Director Dolla Merrillees stepped down soon after. Havilah became the fourth MAAS leader in 5½ years, and plenty in the arts world called the job a poisoned chalice. However, there was also a consensus that if one person could pull it off, that person was Lisa Havilah.

In short, the woman is a powerhouse, if you’ll pardon the pun. Outwardly modest, she has an iron-clad will to achieve her desired outcomes.

But success at the speed and magnitude Havilah insisted on at Carriageworks is rarely realised without ruffling a few feathers along the way.

In late December, Havilah stood by Minister Harwin for the long-awaited announcement of the architects of the new Powerhouse: Paris-based Moreau Kusunoki with Australian firm Genton, a consortium soon nicknamed MKG.

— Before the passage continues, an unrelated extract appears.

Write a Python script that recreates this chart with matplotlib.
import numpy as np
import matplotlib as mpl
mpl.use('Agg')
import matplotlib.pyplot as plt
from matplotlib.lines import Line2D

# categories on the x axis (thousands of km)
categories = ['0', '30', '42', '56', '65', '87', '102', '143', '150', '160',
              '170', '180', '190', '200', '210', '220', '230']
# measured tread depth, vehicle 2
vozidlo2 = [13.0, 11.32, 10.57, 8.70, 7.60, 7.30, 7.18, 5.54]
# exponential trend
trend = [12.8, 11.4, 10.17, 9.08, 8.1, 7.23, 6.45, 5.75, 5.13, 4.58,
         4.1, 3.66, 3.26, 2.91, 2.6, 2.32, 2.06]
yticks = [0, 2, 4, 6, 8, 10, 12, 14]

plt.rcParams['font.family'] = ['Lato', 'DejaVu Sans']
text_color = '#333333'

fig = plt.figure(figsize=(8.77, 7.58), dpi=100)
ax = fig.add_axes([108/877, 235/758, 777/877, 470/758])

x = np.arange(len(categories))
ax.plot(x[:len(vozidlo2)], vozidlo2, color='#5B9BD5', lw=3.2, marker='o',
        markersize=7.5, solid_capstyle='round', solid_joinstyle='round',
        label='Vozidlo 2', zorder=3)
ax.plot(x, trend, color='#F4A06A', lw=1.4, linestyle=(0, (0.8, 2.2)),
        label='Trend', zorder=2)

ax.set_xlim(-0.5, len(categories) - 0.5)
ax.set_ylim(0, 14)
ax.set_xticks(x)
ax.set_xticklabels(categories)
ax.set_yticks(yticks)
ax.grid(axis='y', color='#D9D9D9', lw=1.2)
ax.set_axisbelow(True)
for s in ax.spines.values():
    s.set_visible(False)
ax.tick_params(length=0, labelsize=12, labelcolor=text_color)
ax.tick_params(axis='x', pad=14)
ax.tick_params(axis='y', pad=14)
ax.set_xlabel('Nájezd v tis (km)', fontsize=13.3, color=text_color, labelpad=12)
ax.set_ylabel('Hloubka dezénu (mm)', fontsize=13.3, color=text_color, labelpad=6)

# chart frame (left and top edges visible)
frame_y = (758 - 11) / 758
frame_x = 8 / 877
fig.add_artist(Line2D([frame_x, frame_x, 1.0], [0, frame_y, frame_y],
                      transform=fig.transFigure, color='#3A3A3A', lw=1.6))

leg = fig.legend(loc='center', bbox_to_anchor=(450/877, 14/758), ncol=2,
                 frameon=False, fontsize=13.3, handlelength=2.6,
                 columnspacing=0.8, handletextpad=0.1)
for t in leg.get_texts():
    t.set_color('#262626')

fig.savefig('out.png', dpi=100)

Their winning design will take shape on the Parramatta River, about 24 kilometres west of the Sydney CBD, and be central to the much-hyped Powerhouse Precinct, which local and state governments hope will transform Parramatta into a revitalised, 24-hour cultural hub.

A walkway will connect the museum to trains, a new underground metro, light rail, “eat street” and the river. The new Bankwest Stadium and proposed $100 million redevelopment of the Riverside Theatres, as well as the Western Sydney Parklands, are all integral to the development and part of Premier Berejiklian’s “30-minute cities” concept: putting all Sydneysiders within 30 minutes by public transport of one of three CBDs.

“For Parramatta to have this major cultural institution at its heart is a very symbolic thing the government has done, in saying that access to culture is something that’s important for western Sydney,” says Havilah.